Argonne National Laboratory

Failure Prediction: What To Do with Unpredicted Failures?

TitleFailure Prediction: What To Do with Unpredicted Failures?
Publication TypeReport
Year of Publication2013
AuthorsBouguerra, MS, Gainaru, A, Cappello, F
Other NumbersANL/MCS-P5031-1013

Abstract-As large parallel systems increase in size and complexity, failures are inevitable and exhibit complex space and time dynamics. Several key results have demonstrated that recent advances in event log analysis can provide precise failure prediction. The state of the art in failure prediction provides a ratio of correctly identified failures to the number of all predicted failures of over 90% and able to discover around 50% of all failures in a system. However, large parts of failures are not predicted and are considered as false negative alerts. Therefore, developing efficient fault tolerance strategies to tolerate failures requires a good perception and understanding of failure prediction characteristics.

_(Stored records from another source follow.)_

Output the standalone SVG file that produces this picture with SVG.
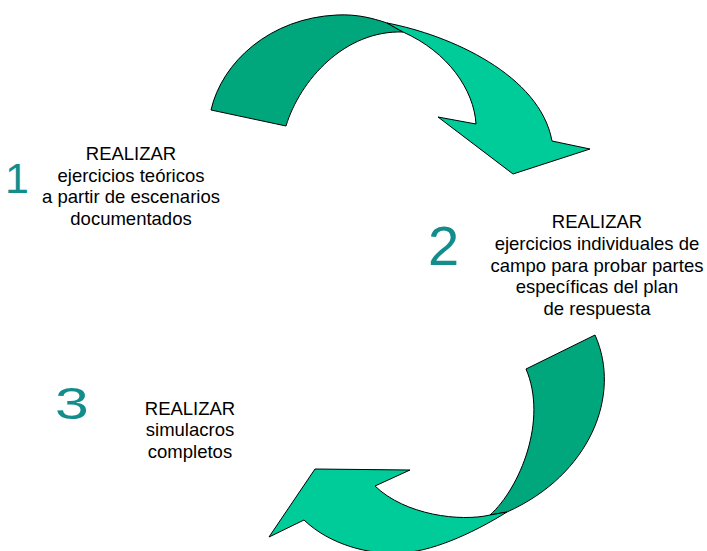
<svg xmlns="http://www.w3.org/2000/svg" width="707" height="551" viewBox="0 0 707 551">
<style>
.dark{fill:#00A67C;stroke:#000;stroke-width:1;stroke-linejoin:miter}
.light{fill:#00CC99;stroke:#000;stroke-width:1;stroke-linejoin:miter}
.t{font-family:"Liberation Sans",Arial,sans-serif;font-size:18.5px;fill:#000;text-anchor:middle}
.n{font-family:"Liberation Sans",Arial,sans-serif;fill:#138D8C}
</style>
<rect width="707" height="551" fill="#fff"/>
<g id="connectors">
  <g id="arrow-top">
    <path class="dark" d="M211,110 C222,62 270,18 337,15 C357,14 372,18 387,23 L403,32 C345,30 300,80 286,126 Z"/>
    <path class="light" d="M387,23 C450,35 540,75 552,141 L590,149 L513,174 L438,117 L476,124 C474,90 448,52 403,32 Z"/>
  </g>
  <g id="arrow-bottom">
    <path class="dark" d="M595,335 C622,395 590,475 507,512 L490,515 C520,488 548,420 526,369 Z"/>
    <path class="light" d="M507,512 L490,515 C460,522 405,515 375,486 L410,470 L315,469 L269,537 L304,520 C330,545 370,555 400,553 C430,552 470,535 507,512 Z"/>
  </g>
</g>
<g id="node1">
  <text class="n" x="5" y="193" font-size="43">1</text>
  <text class="t" x="131" y="160">REALIZAR</text>
  <text class="t" x="131" y="181.5">ejercicios teóricos</text>
  <text class="t" x="131" y="203">a partir de escenarios</text>
  <text class="t" x="131" y="224.5">documentados</text>
</g>
<g id="node2">
  <text class="n" x="428" y="265" font-size="56">2</text>
  <text class="t" x="597" y="228">REALIZAR</text>
  <text class="t" x="597" y="250">ejercicios individuales de</text>
  <text class="t" x="597" y="271.5">campo para probar partes</text>
  <text class="t" x="597" y="293">específicas del plan</text>
  <text class="t" x="597" y="315">de respuesta</text>
</g>
<g id="node3">
  <text class="n" font-size="45" transform="translate(55,419) scale(1.35,1)">3</text>
  <text class="t" x="190" y="414.5">REALIZAR</text>
  <text class="t" x="190" y="436">simulacros</text>
  <text class="t" x="190" y="457.5">completos</text>
</g>
</svg>
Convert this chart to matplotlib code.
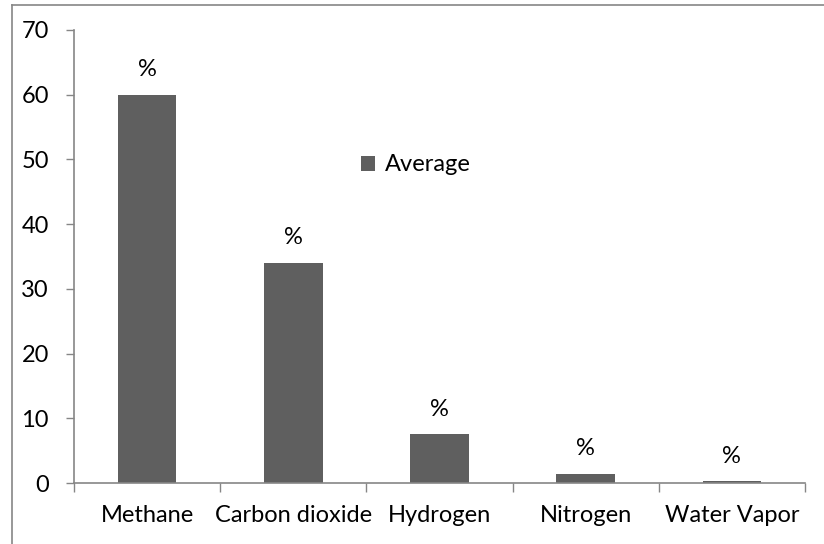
import matplotlib.pyplot as plt
from matplotlib.lines import Line2D

# datos del grafico
gases = ["Methane", "Carbon dioxide", "Hydrogen", "Nitrogen", "Water Vapor"]
promedio = [60, 34, 7.5, 1.4, 0.3]
etiquetas = ["%", "%", "%", "%", "%"]
serie = "Average"

plt.rcParams['font.family'] = ['Lato', 'DejaVu Sans']

color_barra = '#5f5f5f'
color_eje = '#868686'
tam = 17

fig = plt.figure(figsize=(8.24, 5.44), dpi=100)
ax = fig.add_axes([74/824, 1 - 483/544, 731/824, 453/544])

x = list(range(len(gases)))
barras = ax.bar(x, promedio, width=0.4, color=color_barra, label=serie, zorder=2)

for xi, v, t in zip(x, promedio, etiquetas):
    ax.annotate(t, (xi, v), xytext=(0, 18), textcoords='offset points',
                ha='center', va='center', fontsize=tam, color='black')

ax.set_xlim(-0.5, len(gases) - 0.5)
ax.set_ylim(0, 70)
ax.set_yticks(range(0, 71, 10))

# marcas del eje x entre categorias
ax.set_xticks([i - 0.5 for i in range(len(gases) + 1)])
ax.set_xticklabels([])
ax.set_xticks(x, minor=True)
ax.set_xticklabels(gases, minor=True, fontsize=tam)
ax.tick_params(axis='x', which='minor', length=0, pad=16)
ax.tick_params(axis='x', which='major', length=6.5, width=1, color=color_eje, direction='out')
ax.tick_params(axis='y', length=6, width=1, color=color_eje, labelsize=tam, pad=12)

for lado in ['top', 'right']:
    ax.spines[lado].set_visible(False)
for lado in ['left', 'bottom']:
    ax.spines[lado].set_color(color_eje)
    ax.spines[lado].set_linewidth(1.2)

ax.legend(loc='center left', bbox_to_anchor=(0.393, 0.702), frameon=False,
          fontsize=tam, handlelength=0.6, handleheight=0.6, handletextpad=0.42,
          borderpad=0, borderaxespad=0)

# marco exterior del grafico
fig.add_artist(Line2D([12/824, 12/824], [0, 1 - 5/544], color=color_eje, lw=1.2,
                      transform=fig.transFigure))
fig.add_artist(Line2D([12/824, 1], [1 - 5/544, 1 - 5/544], color=color_eje, lw=1.2,
                      transform=fig.transFigure))

fig.savefig('out.png', dpi=100)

To understand the properties of false negative alerts, we conducted a statistical analysis of the probability distribution of such alerts and their impact on fault tolerance techniques. specifically we studied failures logs from different HPC production systems. We show that (i) the false negative distribution has the same nature as the failure distribution (ii) After adding failure prediction, we were able to infer statistical models that describe the inter-arrival time between false negative alerts and hence current fault tolerance can be applied to these systems. Moreover, we show that the current failures traces have a high correlation between the failure inter-arrival time that can be used to improve the failure prediction mechanism. Another
important result is that checkpoint intervals can still be computed from an existing first-order formula.